Neil McCormick, chief music critic for the Telegraph, called Rough and Twisted a “stomping, raucous, frayed and tattered blues belter” that would not sound out of place on the band’s seminal 1972 album Exile on Main Street.

Foreign Tongues marks the Stones’ second studio album since the 2021 death of drummer Charlie Watts and 25th set of new music since the band was founded in 1962 with a lineup that included Jagger as vocalist, Richards on guitar, and multi-instrumentalist Brian Jones, who died in 1969.

Watts and bassist Bill Wyman joined early on to round out the first stable roster of players billed as the Stones. Wood joined the group in the 1970s to replace then-departing rhythm guitarist Mick Taylor, and Wyman quit the band in the early 1990s.

The remaining core trio of Jagger, Richards and Wood reunited for 2023’s Hackney Diamonds, then the first album of original music from the Stones in 18 years and a collection that won the Grammy Award for best rock album. It was also noteworthy for containing some of the last studio work recorded by Watts, as well as the Stones’ first studio contributions from drummer Steve Jordan.

Jordan and bassist Darryl Jones comprise the rhythm section on Foreign Tongues, which also features a “special appearance” from Watts, according to the band’s promotional materials.

Other guest artists on the latest album include Paul McCartney, Steve Winwood, Robert Smith of The Cure, and Chad Smith of the Red Hot Chili Peppers.

Speaking at Tuesday’s event, Jagger said the album’s producer, Andrew Watt, “was trying to get me together with Paul (McCartney) to write something, but we never actually did.” McCartney also played on Hackney Diamonds, with Watt overseeing that project as well.

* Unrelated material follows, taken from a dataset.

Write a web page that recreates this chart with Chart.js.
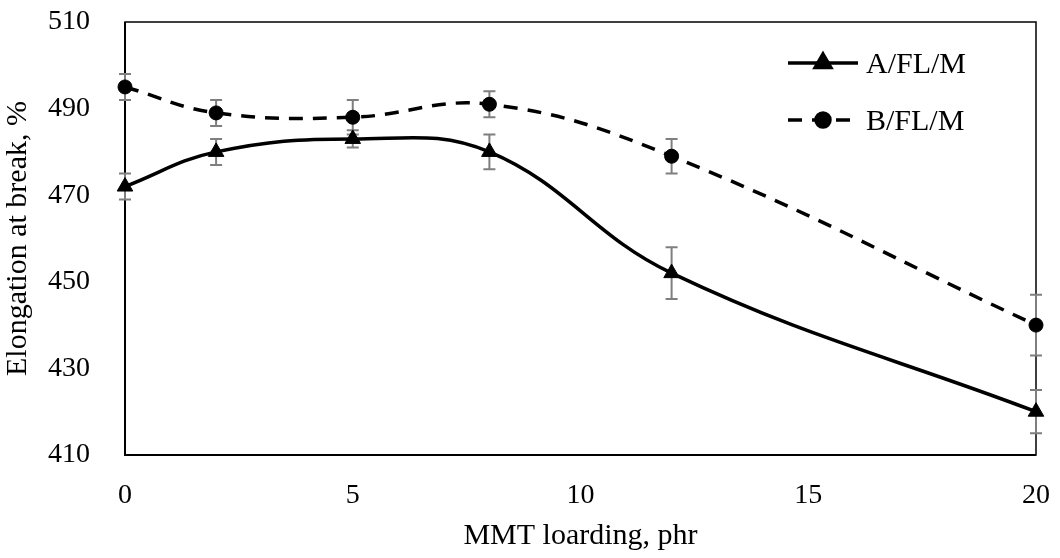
<!DOCTYPE html>
<html>
<head>
<meta charset="utf-8">
<script src="https://cdn.jsdelivr.net/npm/chart.js@4.4.1/dist/chart.umd.min.js"></script>
<style>
  html, body { margin: 0; padding: 0; background: #fff; }
  #wrap { width: 1060px; height: 558px; }
</style>
</head>
<body>
<div id="wrap"><canvas id="chart" width="1060" height="558"></canvas></div>
<script>
// ---------------- Data ----------------
const loading = [0, 2, 5, 8, 12, 20];
const seriesA = [472, 480, 483, 480, 452, 420];
const errA = [3, 3, 2, 4, 6, 5];
const seriesB = [495, 489, 488, 491, 479, 440];
const errB = [3, 3, 4, 3, 4, 7];
const seriesNames = ["A/FL/M", "B/FL/M"];
const xTicks = [0, 5, 10, 15, 20];
const yTicks = [410, 430, 450, 470, 490, 510];

const FONT = "'Liberation Serif', 'Times New Roman', serif";

// ---------------- Plugins ----------------
const errorBars = {
  id: "errorBars",
  beforeDatasetsDraw(chart) {
    const ctx = chart.ctx;
    const x = chart.scales.x, y = chart.scales.y;
    ctx.save();
    ctx.strokeStyle = "#7f7f7f";
    ctx.lineWidth = 2;
    chart.data.datasets.forEach((ds) => {
      ds.data.forEach((p, i) => {
        const e = ds.errors[i];
        const px = x.getPixelForValue(p.x);
        const top = y.getPixelForValue(p.y + e);
        const bot = y.getPixelForValue(p.y - e);
        ctx.beginPath();
        ctx.moveTo(px, top); ctx.lineTo(px, bot);
        ctx.moveTo(px - 6, top); ctx.lineTo(px + 6, top);
        ctx.moveTo(px - 6, bot); ctx.lineTo(px + 6, bot);
        ctx.stroke();
      });
    });
    ctx.restore();
  },
};

const frame = {
  id: "frame",
  beforeDatasetsDraw(chart) {
    const { ctx, chartArea: a } = chart;
    ctx.save();
    ctx.strokeStyle = "#000";
    ctx.lineWidth = 1.5;
    ctx.strokeRect(a.left, a.top, a.right - a.left, a.bottom - a.top);
    ctx.lineWidth = 2;
    ctx.beginPath();
    ctx.moveTo(a.left, a.top); ctx.lineTo(a.left, a.bottom); ctx.lineTo(a.right, a.bottom);
    ctx.stroke();
    ctx.restore();
  },
};

const insideLegend = {
  id: "insideLegend",
  afterDraw(chart) {
    const { ctx, chartArea: a } = chart;
    ctx.save();
    chart.data.datasets.forEach((ds, i) => {
      const ly = a.top + 41 + i * 57;
      const x0 = a.right - 248, x1 = a.right - 178;
      ctx.strokeStyle = "#000";
      ctx.lineWidth = ds.borderWidth;
      ctx.setLineDash(ds.borderDash || []);
      ctx.beginPath();
      ctx.moveTo(x0, ly); ctx.lineTo(x1, ly);
      ctx.stroke();
      ctx.setLineDash([]);
      ctx.fillStyle = "#000";
      ctx.strokeStyle = "#000";
      Chart.helpers.drawPoint(ctx, {
        pointStyle: ds.pointStyle, radius: ds.pointRadius, borderWidth: 1,
      }, (x0 + x1) / 2, ly);
      ctx.font = "30px " + FONT;
      ctx.textBaseline = "middle";
      ctx.fillText(ds.label, x1 + 8, ly + 2);
    });
    ctx.restore();
  },
};

// ---------------- Chart ----------------
const toPoints = (vals) => vals.map((v, i) => ({ x: loading[i], y: v }));

const ctx = document.getElementById("chart").getContext("2d");
ctx.canvas.style.width = "1060px";
ctx.canvas.style.height = "558px";

new Chart(ctx, {
  type: "line",
  data: {
    datasets: [
      {
        label: seriesNames[0],
        data: toPoints(seriesA),
        errors: errA,
        borderColor: "#000",
        backgroundColor: "#000",
        borderWidth: 3.5,
        pointStyle: "triangle",
        pointRadius: 9,
        pointBorderWidth: 1,
        tension: 0.4,
        clip: false,
      },
      {
        label: seriesNames[1],
        data: toPoints(seriesB),
        errors: errB,
        borderColor: "#000",
        backgroundColor: "#000",
        borderWidth: 3.5,
        borderDash: [14, 10],
        pointStyle: "circle",
        pointRadius: 7,
        pointBorderWidth: 1,
        tension: 0.4,
        clip: false,
      },
    ],
  },
  options: {
    responsive: false,
    animation: false,
    events: [],
    layout: { padding: { top: 22, right: 24, left: 0, bottom: 0 } },
    plugins: { legend: { display: false }, tooltip: { enabled: false } },
    scales: {
      x: {
        type: "linear",
        min: xTicks[0],
        max: xTicks[xTicks.length - 1],
        afterBuildTicks: (s) => { s.ticks = xTicks.map((v) => ({ value: v })); },
        afterFit: (s) => { s.height = 103; s.paddingLeft = 0; s.paddingRight = 0; },
        grid: { display: false, drawTicks: false },
        border: { display: false },
        ticks: { color: "#000", padding: 24, font: { family: FONT, size: 28 } },
        title: {
          display: true, text: "MMT loarding, phr", color: "#000",
          font: { family: FONT, size: 30 }, padding: { top: 6 },
        },
      },
      y: {
        type: "linear",
        min: yTicks[0],
        max: yTicks[yTicks.length - 1],
        afterBuildTicks: (s) => { s.ticks = yTicks.map((v) => ({ value: v })); },
        afterFit: (s) => { s.width = 125; s.paddingTop = 0; s.paddingBottom = 0; },
        grid: { display: false, drawTicks: false },
        border: { display: false },
        ticks: { color: "#000", padding: 35, font: { family: FONT, size: 28 } },
        title: {
          display: true, text: "Elongation at break, %", color: "#000",
          font: { family: FONT, size: 30 }, padding: { top: 0, bottom: 0 },
        },
      },
    },
  },
  plugins: [frame, errorBars, insideLegend],
});
</script>
</body>
</html>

Despite the considerable rock-star mileage Jagger, 82, Richards, 82, and Wood, 78, have racked up, the Stones’ 25th studio release may not be the band’s swan song.

British daily The Times’ chief rock and pop critic, Will Hodgkinson, reported in April that the band had amassed a stockpile of at least 10 more unused songs from their latest sessions as material for another album.